Spivak spends an entire thick book, vol 1, on foundations of diff manifolds, a bit of a heavy meal. then vol 2 is a fantastic intro to the curvature tensor, the heart of diff geom. then it just goes on from there.

so if you get bored in vol 1 just go on to vol 2 for the geometry and refer back to vol 2 for needed facts. of course you need the definition of a manifold and a tangent space but that's about all.

a very easy book to read on a closely related subject diff top, is by guillemin and pollack, and intended for undergrads.

 

[Doodle Bob]

If you have little geometric experience outside of high school geometry, then you might not want to start out with Spivak. Investigating 2- and 3-diml. differential geometry first, in order to build up some intuition particularly with regard to curvature, might be the best option... leaving small Spivak for, say, a senior thesis.
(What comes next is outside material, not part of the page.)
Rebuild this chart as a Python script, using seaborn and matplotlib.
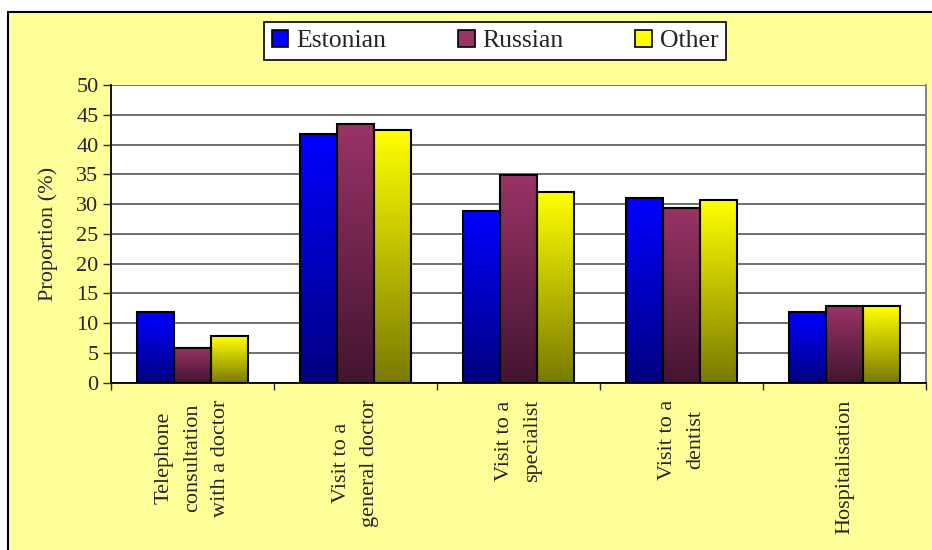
import numpy as np
import pandas as pd
import matplotlib
matplotlib.use("Agg")
import matplotlib.pyplot as plt
import seaborn as sns
from matplotlib.patches import Patch, Rectangle
from matplotlib.colors import LinearSegmentedColormap

# data
categories = ["Telephone\nconsultation\nwith a doctor", "Visit to a\ngeneral doctor",
              "Visit to a\nspecialist", "Visit to a\ndentist", "Hospitalisation"]
groups = ["Estonian", "Russian", "Other"]
estonian = [11.8, 41.7, 28.8, 31.0, 11.8]
russian = [5.9, 43.4, 34.9, 29.3, 12.8]
other = [7.8, 42.4, 32.0, 30.7, 12.8]

# gradient colours (top, bottom) per group
grad = {"Estonian": ("#0000FF", "#000080"),
        "Russian": ("#993366", "#431530"),
        "Other": ("#FFFF00", "#7A7A00")}

df = pd.DataFrame({
    "category": categories * 3,
    "group": [g for g in groups for _ in categories],
    "value": estonian + russian + other,
})

sns.set_style("white")
plt.rcParams["font.family"] = ["Liberation Serif", "DejaVu Serif"]

fig = plt.figure(figsize=(9.32, 5.5), dpi=100, facecolor="white")
# yellow chart area with black border on left/top
fig.patches.append(Rectangle((8 / 932, -0.01), 1.0, (550 - 12) / 550 + 0.01,
                             transform=fig.transFigure, facecolor="#FFFF99",
                             edgecolor="black", linewidth=1.5, zorder=-10))

ax = fig.add_axes([111 / 932, (550 - 382.7) / 550, (926 - 111) / 932, (382.7 - 85) / 550])
ax.set_facecolor("white")

sns.barplot(data=df, x="category", y="value", hue="group", order=categories,
            hue_order=groups, width=0.68, dodge=True, ax=ax, legend=False,
            edgecolor="black", linewidth=1.5, saturation=1, errorbar=None)

# gradient fills clipped to each bar
for cont, g in zip(ax.containers, groups):
    cmap = LinearSegmentedColormap.from_list(g, [grad[g][1], grad[g][0]])
    for bar in cont:
        x0, y0 = bar.get_x(), bar.get_y()
        w, h = bar.get_width(), bar.get_height()
        img = ax.imshow(np.linspace(0, 1, 100).reshape(-1, 1), cmap=cmap,
                        extent=[x0, x0 + w, y0, y0 + h], origin="lower",
                        aspect="auto", zorder=bar.get_zorder() - 0.05,
                        interpolation="bilinear")
        img.set_clip_path(bar)
        bar.set_facecolor("none")

ax.set_ylim(0, 50)
ax.set_xlim(-0.5, len(categories) - 0.5)

# grid
ax.set_yticks(np.arange(0, 51, 5))
ax.yaxis.grid(True, color="#555555", linewidth=1.2)
ax.set_axisbelow(True)

for side in ["left", "bottom"]:
    ax.spines[side].set_color("black")
    ax.spines[side].set_linewidth(1.3)
ax.spines["right"].set_color("#777777")
ax.spines["right"].set_linewidth(1.3)
ax.spines["top"].set_visible(False)

ax.tick_params(axis="y", direction="out", length=6, width=1, labelsize=16,
               left=True, pad=3)
ax.set_xticks(range(len(categories)))
ax.set_xticklabels(categories, rotation=90, fontsize=16, ha="center", va="top",
                   multialignment="center", linespacing=1.65)
ax.tick_params(axis="x", which="major", length=0, pad=12)
ax.set_xticks(np.arange(-0.5, len(categories), 1), minor=True)
ax.tick_params(axis="x", which="minor", direction="out", length=5, width=1,
               bottom=True)

ax.set_xlabel("")
ax.set_ylabel("Proportion (%)", fontsize=16, labelpad=13)

handles = [Patch(facecolor=grad[g][0], edgecolor="black", linewidth=1.2) for g in groups]
leg = fig.legend(handles, groups, loc="center", bbox_to_anchor=(495 / 932, 1 - 41 / 550),
                 ncol=3, frameon=True, fancybox=False, fontsize=18.5, framealpha=1,
                 handlelength=0.65, handleheight=0.65, handletextpad=0.3,
                 columnspacing=2.8, borderpad=0.3)
leg.get_frame().set_edgecolor("black")
leg.get_frame().set_linewidth(1.2)
leg.get_frame().set_facecolor("white")

fig.savefig("out.png", dpi=100, facecolor=fig.get_facecolor())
Thus, I would recommend John Oprea's Differential Geometry, Millman and Parker's text (Elements of Differential Geometry, I think), and/or Do Carmo's book on the geometry of curves and surfaces.

 

[mathwonk]

well of course it depends on how strong the student is. I taught from little spivak in my senior level advanced calc course as a Pre PhD teacher at a small regional school 30 years ago, and it was too strong for the weaker ones and excellent for the strongest one. Our own state university uses it for junior level math majors and it works about right there. At Harvard they often start out strong sophomores and freshmen on much harder stuff.

So shop around among these recommendations for the one that lights your fire without scorching you.

 

[yukcream]

although spivaks comprehensive text is the best overall diff geom book out there, it is so loong you can get lost or bogged down.


you might try some easier books like Noel J Hicks, or do Carmo, or Ted Shifrin's notes availablef ree from his website at University of georgia first.

Spivak spends an entire thick book, vol 1, on foundations of diff manifolds, a bit of a heavy meal. then vol 2 is a fantastic intro to the curvature tensor, the heart of diff geom. then it just goes on from there.

so if you get bored in vol 1 just go on to vol 2 for the geometry and refer back to vol 2 for needed facts. of course you need the definition of a manifold and a tangent space but that's about all.

a very easy book to read on a closely related subject diff top, is by guillemin and pollack, and intended for undergrads.

Could you please give me the website for the note?

 

[mathwonk]

http://www.math.uga.edu/~shifrin/

 

[Ruslan_Sharipov]

Course of differential geometry http://arxiv.org/abs/math.HO/0412421

 

[Tzar]

Flanders has a good book on diff G. My teacher tought me from it, I was pleased with its quality.